En Corée du Sud, l’assassinat d’une femme par son collègue relance le débat sur le harcèlement
De nombreuses manifestations et des hommages sont organisés depuis deux semaines et les associations féministes demandent aux autorités d’agir pour protéger les Sud-Coréennes.
En Corée du Sud, le meurtre d’une femme le 14 septembre a profondément choqué le pays et relancé le débat autour du harcèlement. Revenons sur les faits : l’homme accusé du meurtre, un trentenaire, rencontre sa victime en 2019 alors qu’ils travaillent tous deux pour le métro de Séoul. Il multiplie ses avances, lui envoie des centaines de messages, la filme illégalement, la menace. Elle finit par porter plainte en octobre 2021.
Arrêté par la police, il est relâché, sans qu’aucune ordonnance d’éloignement ne soit prononcée. La veille de la date prévue du procès, il se rend à la station de métro où elle travaille et la poignarde dans les toilettes. Quinze jours plus tard, il est finalement été condamné à neuf ans de prison pour harcèlement.
Des milliers d'hommages
Après ce crime atroce, qui fait immédiatement la une des journaux, des milliers d’hommages sont rendus à la jeune femme assassinée. En premier lieu devant la scène de crime, où des milliers de messages sont inscrits sur des post-it, et des fleurs blanches déposées au sol devant les toilettes des femmes. Kang Ka-eun est venue comme d’autres Sud-coréennes, écrire quelques mots pour exprimer son soutien et son indignation : "Récemment j’ai vu la nouvelle de ce meurtre, donc je voulais exprimer mes condoléances à la victime, c’est pour ça que je suis venue ici. J’ai été très choquée d’apprendre ce meurtre, c’est un lieu extrêmement fréquenté."

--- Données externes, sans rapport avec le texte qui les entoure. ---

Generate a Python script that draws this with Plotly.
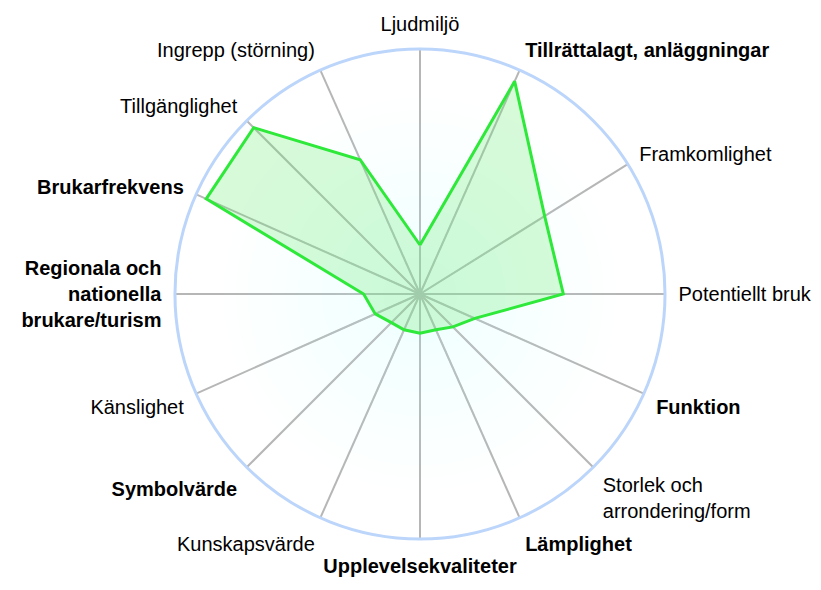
import numpy as np
import plotly.graph_objects as go

# Categories (clockwise from top), spoke angles (degrees) and values (0-10 scale)
categories = [
    "Ljudmiljö",
    "<b>Tillrättalagt, anläggningar</b>",
    "Framkomlighet",
    "Potentiellt bruk",
    "<b>Funktion</b>",
    "Storlek och<br>arrondering/form",
    "<b>Lämplighet</b>",
    "<b>Upplevelsekvaliteter</b>",
    "Kunskapsvärde",
    "<b>Symbolvärde</b>",
    "Känslighet",
    "<b>Regionala och<br>nationella<br>brukare/turism</b>",
    "<b>Brukarfrekvens</b>",
    "Tillgänglighet",
    "Ingrepp (störning)",
]
spoke_angles = [0, 24, 58, 90, 114, 135, 156, 180, 204, 225, 246, 270, 294, 315, 336]
values = [2.0, 9.5, 6.0, 5.85, 2.45, 1.9, 1.6, 1.6, 1.6, 1.65, 2.0, 2.3, 9.55, 9.6, 6.0]

R_MAX = 10

fig = go.Figure()

# soft radial glow in the background (stacked translucent discs)
circle_theta = np.linspace(0, 360, 121)
n_glow = 16
for k in range(n_glow):
    rr = R_MAX * 0.8 * (n_glow - k) / n_glow
    fig.add_trace(go.Scatterpolar(
        r=[rr] * len(circle_theta), theta=circle_theta,
        mode="lines", line=dict(width=0, color="rgba(0,0,0,0)"),
        fill="toself", fillcolor="rgba(195,238,240,0.016)",
        hoverinfo="skip", showlegend=False,
    ))

fig.add_trace(go.Scatterpolar(
    r=values + values[:1],
    theta=spoke_angles + spoke_angles[:1],
    mode="lines",
    line=dict(color="#2ee83a", width=3),
    fill="toself",
    fillcolor="rgba(100,235,110,0.26)",
    showlegend=False,
))

fig.update_layout(
    width=821, height=590,
    margin=dict(l=0, r=0, t=0, b=0),
    paper_bgcolor="white",
    font=dict(family="Liberation Sans, Arial, sans-serif", size=20, color="black"),
    polar=dict(
        domain=dict(x=[0.2131, 0.81], y=[0.0864, 0.917]),
        bgcolor="white",
        radialaxis=dict(range=[0, R_MAX], visible=False, showgrid=False),
        angularaxis=dict(
            rotation=90, direction="clockwise",
            tickmode="array", tickvals=spoke_angles, ticktext=categories,
            showgrid=True, gridcolor="#b6b6b6", gridwidth=2,
            showline=True, linecolor="#bcd5fa", linewidth=3,
            ticks="outside", ticklen=8, tickcolor="rgba(0,0,0,0)",
            tickfont=dict(size=20, color="black"),
        ),
    ),
)

fig.write_html(
    "out.html",
    config={"displayModeBar": False},
    post_script="document.body.style.margin='0';window.dispatchEvent(new Event('resize'));",
)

"Quand j’ai vu les titres des articles de journaux qui expliquaient que c’était un harcèlement qui avait mené au crime, je me suis dit c’est juste hallucinant."
Kang Ka-eunà franceinfo
Le crime suscite une vague d’indignation dans le pays car le suspect avait déjà été interpellé et de très nombreuses manifestations sont organisées depuis le meurtre pour demander aux autorités de protéger les femmes Sud-Coréennes. Lors de l’une d’entre elles, samedi, se trouvait Kim, la vingtaine, vêtue de noir, comme d’autres dizaines de manifestantes. "Je suis déjà allée à des manifestations féministes et à cause de cela on disait que je détestais les hommes, indique-t-elle. Sur les réseaux sociaux, j’ai été harcelée et j’ai reçu des appels très menaçants. Donc quand j’ai vu cette nouvelle du meurtre de Sindang, je me suis dit ça peut m’arriver à moi, ou à ma sœur. Il faut briser ce cycle de la violence."
La loi doit évoluer
Changer les mentalités ne suffira pas : il faut aussi changer les textes de loi. En Corée du Sud, le harcèlement est puni de trois à cinq ans de prison depuis octobre 2021. Auparavant, les personnes jugées coupables ne pouvaient écoper que d’une amende de 72 euros. La nouvelle législation reste insuffisamment protectrice des femmes selon cette étudiante en droit à l’université Sungshin de Séoul : "La loi est défaillante car le harceleur et sa victime peuvent avoir un accord juridique avant le procès. Le problème est que cela peut créer une nouvelle phase de harcèlement après la plainte. Car le harceleur va appeler sans arrêt sa victime afin de la pousser à accepter l’accord financier qui lui est proposé. Cela revient à créer un deuxième harcèlement."
Depuis la mise en place de la nouvelle loi en octobre 2021, plus de 7000 personnes ont été arrêtées pour des faits de harcèlement. Seuls 5% des suspects ont été incarcérés.